Error codes (closed set)
| code | when |
|---|---|
cluster_uninitialized | RPC arrived before Cluster.Init / Cluster.Join completed |
cluster_already_initialized | Cluster.Init on a node that already has raft state |
node_already_member | Cluster.Join against an already-joined node, or hostname collision |
no_leader | leader unreachable; election in progress; client may retry |
quorum_lost | minority side of a partition; writes rejected |
token_invalid | bearer token does not match any known operator token |
token_revoked | matching token, but revoked_at is set |
validation_failed | manifest schema violation; details include field |
unknown_service | jaco service not present in compose |
unknown_host | hosts[*] not a cluster member |
unknown_network | service-level network not in top-level networks: |
reserved_port | compose service publishes 80 or 443 |
legacy_compose_field | compose file uses a v1/v2 spelling dropped from the modern spec; details.field names the offender, details.modern_equivalent names the replacement |
env_file_unresolved | daemon received a compose document still carrying env_file: (CLI failed to fold it client-side, e.g. an old CLI talking to a new daemon) |
parse_failed | jaco.yaml failed to unmarshal (yaml syntax, etc.); details include the underlying error |
replicas_exceed_pinned_hosts | placement: hosts with too few hosts for the requested replicas |
image_pull_failed | runtime gave up after retries (still emits backoff state per attempt) |
cert_failed | ACME issuance failed past retry budget |
docker_error | docker daemon refused or errored (disk full, daemon stopped, etc.) |
isolation_unavailable | node could not bring up nftables ruleset; replicas not scheduled here |
isolation_self_test_failed | startup self-test of nftables ruleset failed |
subnet_pool_exhausted | IPAM pool ran out of /24s |
port_conflict | two services in one deployment publish the same host port, or a deployment publishes a host port another deployment already owns cluster-wide |
deployment_not_found | jaco rollback / jaco delete against a deployment the cluster has no record of |
no_previous_revision | jaco rollback against a deployment that has never been rolled forward; nothing to revert to |
upgrade_verification_failed | minisign signature or SHA-256 checksum mismatch in self-upgrade |
upgrade_failed | post-upgrade health check failed; rollback executed |
internal | unrecoverable daemon error not better-categorized; details include reason |
message is human-readable; details is a flat string-to-string map
of structured context (e.g. {service: web, field: replicas} for a
validation failure, {attempt: 7, next_retry_at: …} for an image-pull
backoff).
Replica states (closed set)
ReplicaObserved.state from
proto/jaco/v1/entities.proto:
| state | meaning |
|---|---|
pending | ReplicaDesired received; image not yet pulled.
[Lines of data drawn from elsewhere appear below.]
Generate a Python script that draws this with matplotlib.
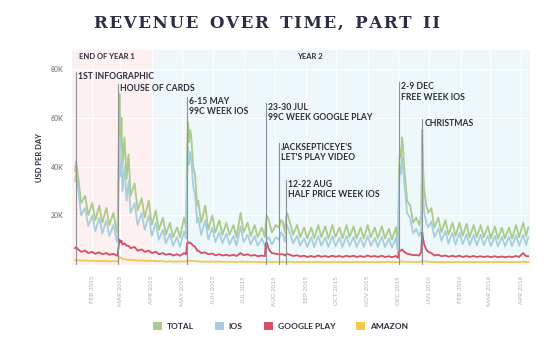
import matplotlib
matplotlib.use("Agg")
import matplotlib.pyplot as plt
from matplotlib.patches import Patch
import numpy as np
import pandas as pd

# ---------------- data (values in thousands of USD per day) ----------------
dates = [
    "2015-01-15", "2015-01-16", "2015-01-18", "2015-01-21", "2015-01-25", "2015-01-28",
    "2015-02-01", "2015-02-04", "2015-02-08", "2015-02-11", "2015-02-15", "2015-02-18",
    "2015-02-22", "2015-02-25", "2015-02-26", "2015-02-28", "2015-03-01", "2015-03-02",
    "2015-03-03", "2015-03-05", "2015-03-07", "2015-03-09", "2015-03-11", "2015-03-15",
    "2015-03-18", "2015-03-22", "2015-03-25", "2015-03-29", "2015-04-01", "2015-04-05",
    "2015-04-08", "2015-04-12", "2015-04-15", "2015-04-19", "2015-04-22", "2015-04-26",
    "2015-04-29", "2015-05-03", "2015-05-05", "2015-05-06", "2015-05-07", "2015-05-08",
    "2015-05-09", "2015-05-10", "2015-05-12", "2015-05-14", "2015-05-16", "2015-05-17",
    "2015-05-20", "2015-05-24", "2015-05-27", "2015-05-31", "2015-06-03", "2015-06-07",
    "2015-06-10", "2015-06-14", "2015-06-17", "2015-06-21", "2015-06-24", "2015-06-28",
    "2015-07-01", "2015-07-05", "2015-07-08", "2015-07-12", "2015-07-15", "2015-07-19",
    "2015-07-22", "2015-07-23", "2015-07-24", "2015-07-26", "2015-07-29", "2015-08-02",
    "2015-08-05", "2015-08-07", "2015-08-09", "2015-08-11", "2015-08-12", "2015-08-13",
    "2015-08-16", "2015-08-19", "2015-08-23", "2015-08-26", "2015-08-30", "2015-09-02",
    "2015-09-06", "2015-09-09", "2015-09-13", "2015-09-16", "2015-09-20", "2015-09-23",
    "2015-09-27", "2015-09-30", "2015-10-04", "2015-10-07", "2015-10-11", "2015-10-14",
    "2015-10-18", "2015-10-21", "2015-10-25", "2015-10-28", "2015-11-01", "2015-11-04",
    "2015-11-08", "2015-11-11", "2015-11-15", "2015-11-18", "2015-11-22", "2015-11-25",
    "2015-11-29", "2015-12-01", "2015-12-02", "2015-12-03", "2015-12-04", "2015-12-05",
    "2015-12-06", "2015-12-07", "2015-12-08", "2015-12-10", "2015-12-13", "2015-12-16",
    "2015-12-19", "2015-12-22", "2015-12-24", "2015-12-25", "2015-12-26", "2015-12-27",
    "2015-12-29", "2015-12-31", "2016-01-03", "2016-01-06", "2016-01-10", "2016-01-13",
    "2016-01-17", "2016-01-20", "2016-01-24", "2016-01-27", "2016-01-31", "2016-02-03",
    "2016-02-07", "2016-02-10", "2016-02-14", "2016-02-17", "2016-02-21", "2016-02-24",
    "2016-02-28", "2016-03-02", "2016-03-06", "2016-03-09", "2016-03-13", "2016-03-16",
    "2016-03-20", "2016-03-23", "2016-03-27", "2016-03-30", "2016-04-03", "2016-04-06",
    "2016-04-08",
]

total = [
    38, 42, 36, 25, 28, 20,
    25, 18, 24, 17, 23, 16,
    21, 14, 13, 70, 48, 60,
    40, 52, 35, 45, 28, 33,
    22, 27, 19, 26, 16, 22,
    14, 19, 12, 17, 11, 15,
    11, 19, 15, 45, 58, 50,
    55, 53, 40, 36, 24, 26,
    17, 24, 14, 20, 13, 18,
    12, 17, 12, 16, 11, 21,
    13, 17, 11.5, 16, 11, 15,
    11, 17, 20, 18, 13, 16,
    15, 18, 17, 13, 19, 21,
    17, 12, 16, 11, 15, 10.5,
    15, 10.5, 16, 11, 15.5, 10.5,
    16, 11, 15, 10.5, 16, 11,
    15.5, 10.5, 15, 10.5, 16, 11,
    15, 10.5, 15.5, 10.5, 14.5, 10,
    15, 7, 38, 47, 44, 52,
    48, 40, 36, 26, 24, 17,
    19, 16, 20, 55, 38, 30,
    24, 21, 23, 15, 19, 13,
    18, 12, 17, 11.5, 17, 11.5,
    16.5, 11, 16, 11, 16, 11,
    15.5, 10.5, 15.5, 10.5, 15, 10.5,
    15, 10.5, 16, 11, 17, 11.5,
    15,
]

ios = [
    34, 37, 31, 20, 23, 15.5,
    20, 13.5, 19, 12.5, 18, 11.5,
    16, 10, 9, 52, 36, 42,
    30, 40, 26, 34, 21, 25,
    16, 21, 14, 20, 11.5, 17,
    10, 14, 8.5, 12.5, 7.5, 11,
    7, 13.5, 10.5, 36, 48, 41,
    46, 44, 32, 28, 17, 19,
    12, 18, 10, 15, 9, 13,
    8.5, 12.5, 8, 11.5, 7.5, 15.5,
    9, 12, 8, 11.5, 7.5, 10.5,
    7.5, 7.5, 10, 11, 8, 11,
    10, 13, 12, 9, 14, 16,
    12.5, 8.5, 11.5, 7.5, 10.5, 7,
    11, 7, 11.5, 7.5, 11, 7,
    11.5, 7.3, 10.8, 7, 11.7, 7.4,
    11.2, 7, 10.8, 7, 11.6, 7.4,
    10.8, 7, 11.2, 7, 10.5, 6.8,
    10.8, 4.5, 32, 40, 37, 44,
    41, 34, 30, 21, 19, 12.5,
    14.5, 11.5, 14, 40, 27, 21,
    17, 15, 17.5, 11, 14.5, 9.5,
    13.5, 8.5, 12.8, 8, 12.8, 8,
    12.3, 7.7, 12, 7.7, 12, 7.7,
    11.6, 7.3, 11.6, 7.3, 11.2, 7.3,
    11.2, 7.3, 11.8, 7.5, 12, 7.8,
    11,
]

google_play = [
    6.5, 7, 6, 5, 5.5, 4.5,
    5, 4.2, 4.8, 4, 4.5, 3.8,
    4.2, 3.5, 3.4, 10, 9, 9.5,
    8, 8.5, 7.5, 7.5, 6.5, 7,
    5.5, 6, 5, 5.5, 4.5, 5,
    4, 4.5, 3.8, 4.2, 3.5, 4,
    3.4, 4.5, 4, 8.5, 9, 8.5,
    8.8, 8.5, 7.5, 7, 5.5, 5.5,
    4.5, 4.8, 4, 4.3, 3.6, 4,
    3.5, 3.8, 3.4, 3.8, 3.3, 4.5,
    3.6, 4, 3.4, 3.7, 3.2, 3.5,
    3.2, 8.5, 8.8, 6, 4.5, 4.2,
    4, 4, 4, 3.5, 4, 4.2,
    3.8, 3.3, 3.6, 3.1, 3.4, 2.9,
    3.3, 2.9, 3.5, 3.0, 3.3, 2.9,
    3.4, 3.0, 3.3, 2.9, 3.4, 3.0,
    3.4, 2.9, 3.3, 2.9, 3.5, 3.0,
    3.3, 2.9, 3.4, 2.9, 3.2, 2.8,
    3.3, 2.6, 5, 5.5, 5.5, 6,
    5.5, 5, 4.8, 4.2, 4.0, 3.6,
    3.7, 3.5, 5, 13, 10, 8,
    6, 5, 4.5, 3.5, 3.8, 3.2,
    3.5, 3.0, 3.4, 3.0, 3.4, 2.9,
    3.3, 2.9, 3.3, 2.9, 3.2, 2.9,
    3.2, 2.8, 3.2, 2.8, 3.1, 2.8,
    3.1, 2.8, 3.3, 2.9, 4.5, 3.2,
    3.2,
]

amazon = [
    1.6, 1.6, 1.5, 1.4, 1.5, 1.3,
    1.4, 1.2, 1.3, 1.2, 1.3, 1.1,
    1.2, 1.1, 1.1, 3, 2.5, 2.5,
    2, 2, 1.8, 1.8, 1.6, 1.6,
    1.4, 1.5, 1.3, 1.4, 1.2, 1.3,
    1.1, 1.2, 1.0, 1.1, 1.0, 1.0,
    1.0, 1.1, 1.0, 1.3, 1.4, 1.3,
    1.3, 1.3, 1.2, 1.2, 1.1, 1.1,
    1.0, 1.0, 0.9, 1.0, 0.9, 1.0,
    0.9, 0.9, 0.9, 0.9, 0.8, 1.0,
    0.9, 0.9, 0.8, 0.9, 0.8, 0.8,
    0.8, 0.8, 0.9, 0.9, 0.8, 0.9,
    0.8, 0.9, 0.9, 0.8, 0.9, 0.9,
    0.9, 0.8, 0.8, 0.8, 0.8, 0.8,
    0.8, 0.8, 0.8, 0.8, 0.8, 0.8,
    0.8, 0.8, 0.8, 0.8, 0.8, 0.8,
    0.8, 0.8, 0.8, 0.8, 0.8, 0.8,
    0.8, 0.8, 0.8, 0.8, 0.8, 0.8,
    0.8, 0.8, 0.9, 1.0, 1.0, 1.0,
    1.0, 0.9, 0.9, 0.9, 0.9, 0.8,
    0.8, 0.8, 0.9, 1.5, 1.2, 1.1,
    1.0, 0.9, 0.9, 0.8, 0.8, 0.8,
    0.8, 0.8, 0.8, 0.8, 0.8, 0.8,
    0.8, 0.8, 0.8, 0.8, 0.8, 0.8,
    0.8, 0.8, 0.8, 0.8, 0.8, 0.8,
    0.8, 0.8, 0.8, 0.8, 0.9, 0.8,
    0.8,
]

series_names = ["TOTAL", "IOS", "GOOGLE PLAY", "AMAZON"]
series_colors = ["#aacb8a", "#a8cedd", "#d64f66", "#f2c94c"]

event_dates = ["2015-01-16", "2015-02-27", "2015-05-06", "2015-07-23",
               "2015-08-05", "2015-08-12", "2015-12-02", "2015-12-25"]
event_labels = ["1ST INFOGRAPHIC", "HOUSE OF CARDS", "6-15 MAY\n99C WEEK IOS",
                "23-30 JUL\n99C WEEK GOOGLE PLAY", "JACKSEPTICEYE'S\nLET'S PLAY VIDEO",
                "12-22 AUG\nHALF PRICE WEEK IOS", "2-9 DEC\nFREE WEEK IOS", "CHRISTMAS"]
event_tops = [79, 74, 68.5, 66, 49.5, 34.5, 74.5, 59.5]   # in K

period_labels = ["END OF YEAR 1", "YEAR 2"]
period_bounds = ["2015-01-12", "2015-04-01", "2016-04-10"]

y_ticks = [20, 40, 60, 80]
y_tick_labels = ["20K", "40K", "60K", "80K"]

title = "REVENUE OVER TIME, PART II"

# ---------------- figure ----------------
plt.rcParams["font.family"] = ["Lato", "DejaVu Sans"]
fig = plt.figure(figsize=(5.5, 3.51), dpi=100)
fig.patch.set_facecolor("white")
ax = fig.add_axes([0.131, 0.245, 0.833, 0.613])

d = pd.to_datetime(dates)
pb = pd.to_datetime(period_bounds)

ax.axvspan(pb[0], pb[1], color="#fdf0f1", zorder=0, lw=0)
ax.axvspan(pb[1], pb[2], color="#eef7fa", zorder=0, lw=0)

# grid
months = pd.date_range("2015-02-01", "2016-04-01", freq="MS")
for m in months:
    ax.axvline(m, color="white", lw=0.8, zorder=1)
for yt in y_ticks:
    ax.axhline(yt * 1000, color="white", lw=0.8, zorder=1)

vals = [total, ios, google_play, amazon]
for i in range(4):
    ax.plot(d, np.array(vals[i]) * 1000, color=series_colors[i], lw=1.3, zorder=3 + i,
            solid_joinstyle="round")

# events
for ed, lab, top in zip(event_dates, event_labels, event_tops):
    x = pd.Timestamp(ed)
    ax.plot([x, x], [-400, top * 1000], color="#8d8f94", lw=0.8, zorder=8)
    ax.text(x + pd.Timedelta(days=2), top * 1000, lab, ha="left", va="top",
            fontsize=6.2, fontweight="bold", color="#2c2e3c", linespacing=1.15, zorder=9)

# period header labels
ax.text(pd.Timestamp("2015-01-19"), 85000, period_labels[0], ha="left", va="center",
        fontsize=5.5, fontweight="bold", color="#2c2e3c")
ax.text(pd.Timestamp("2015-09-05"), 85000, period_labels[1], ha="center", va="center",
        fontsize=5.5, fontweight="bold", color="#2c2e3c")

ax.set_xlim(pb[0], pb[2])
ax.set_ylim(-400, 87900)
ax.set_yticks([v * 1000 for v in y_ticks])
ax.set_yticklabels(y_tick_labels, fontsize=5, color="#888888", fontweight="bold")
ax.set_xticks(months)
ax.set_xticklabels([m.strftime("%b %Y").upper() for m in months], rotation=90,
                   fontsize=4.5, color="#b0b0b0")
ax.tick_params(length=0, pad=8)
ax.tick_params(axis="y", pad=6)
for s in ax.spines.values():
    s.set_visible(False)
ax.set_ylabel("USD PER DAY", fontsize=5.5, fontweight="bold", color="#2c2e3c", labelpad=6)

# title (letter-spaced)
spaced_title = "  ".join("\u200a".join(list(w)) for w in title.split(" "))
fig.text(0.485, 0.935, spaced_title, ha="center", va="center",
         fontsize=12, color="#2b2e40", family=["DejaVu Serif"], fontweight="bold")

# legend
handles = [Patch(facecolor=c, edgecolor="none") for c in series_colors]
fig.legend(handles, series_names, loc="center", bbox_to_anchor=(0.51, 0.072), ncol=4,
           frameon=False, prop={"size": 6, "weight": "bold"}, handlelength=1.1,
           handleheight=1.1, columnspacing=2.5, handletextpad=0.6, labelcolor="#2c2e3c")

fig.savefig("out.png", dpi=100, facecolor="white")
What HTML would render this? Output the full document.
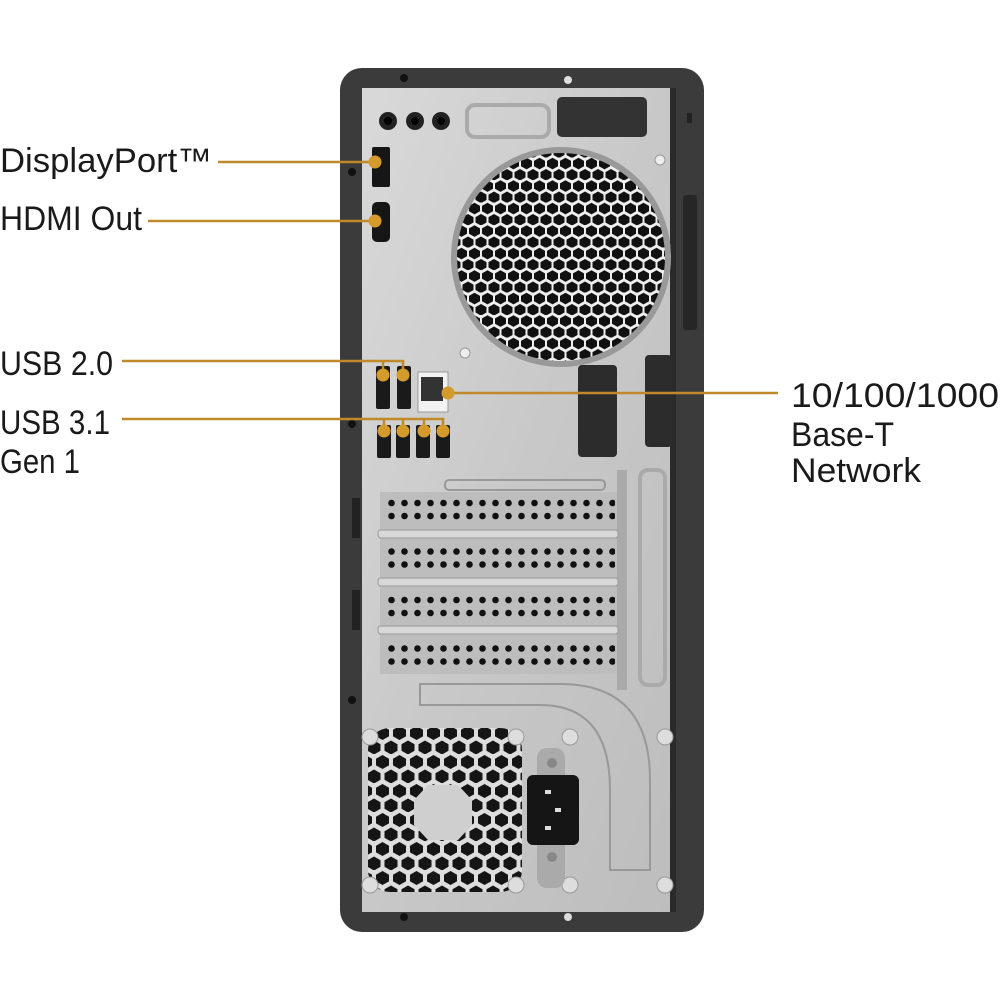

A failing pull stays here with code: image_pull_failed (and the error in details.reason) while it retries |
pulling | image pull in progress (reported on the first attempt) |
running | container up; first healthy healthcheck observed. For a service with no compose healthcheck: block (or healthcheck: { disable: true }, which v0.3.2 treats as "no healthcheck"), the fallback path requires the container's docker inspect .State.Status to be running for HealthyConsecutiveCount = 5 consecutive ~1 s polls before flipping. The poll counter survives reconciler re-dispatches for the same (replica_id, container_id) pair (issue #152) — pre-v0.3.2 every re-dispatch reset the counter to 0, so healthcheck-less replicas in a stack with depends_on cascades got stuck in pending forever and blocked their dependents |
degraded | State.Health.Status = unhealthy observed |
updating | set by the scheduler during a rolling update; runtime reads but doesn't write |
failed | terminal error: image_pull_failed, docker_error, restart_exhausted (scheduler-driven) |
stopped | replica removed from desired set; container stopped + removed |
A failed replica is not retried automatically beyond the
3-consecutive-restart budget; it requires a fresh Deploy.Apply
(which increments revision and resets state).
Deployment status
DeploymentStatus:
| status | meaning |
|---|---|
pending | scheduling cannot proceed; status_details carries reason and supporting fields |
active | every desired replica has converged |
Node status
NodeStatus:
| status | meaning |
|---|---|
joining | post-Cluster.Join, pre-isolation-ready |
ready | nftables loaded + self-test passed; eligible for scheduling |
isolation_unavailable | nftables ruleset failed; node refuses container scheduling; other nodes skip it |
drain_timeout | jaco node remove aborted after the 5-minute per-replica drain timeout |
jaco cluster status and jaco node list render the trimmed names
(no NODE_STATUS_ prefix).
Rollout state
RolloutState (per service undergoing a rolling update):
| state | meaning |
|---|---|
in_progress | the scheduler is advancing one replica at a time |
completed | all steps applied; the new revision is steady-state |
aborted | a step timed out; previous revision continues to serve |
Audit event types
AuditEventType lives at
proto/jaco/v1/entities.proto:
apply, delete, rollback, node_join, node_remove,
token_issue, token_revoke, certificate_issued,
certificate_renewed, certificate_failed,
isolation_ruleset_reconciled, isolation_unavailable,
backup_taken, restore_completed, upgrade_succeeded,
upgrade_failed, rollout_invariant_hold,
registry_credential_upsert, registry_credential_remove,
privileged_workload_admitted, rebalance_moved,
rebalance_skipped.
Tag 22 (rebalance_dry_run) is reserved — the rebalancer was
simplified to always-on; the type is gone but the tag stays so
historical audit blobs decode cleanly. See
Scheduling → Pressure-based rebalancing → Observability
for the rebalance payload shape.
jaco audit --type <name,…> filters on the short forms. See
jaco audit.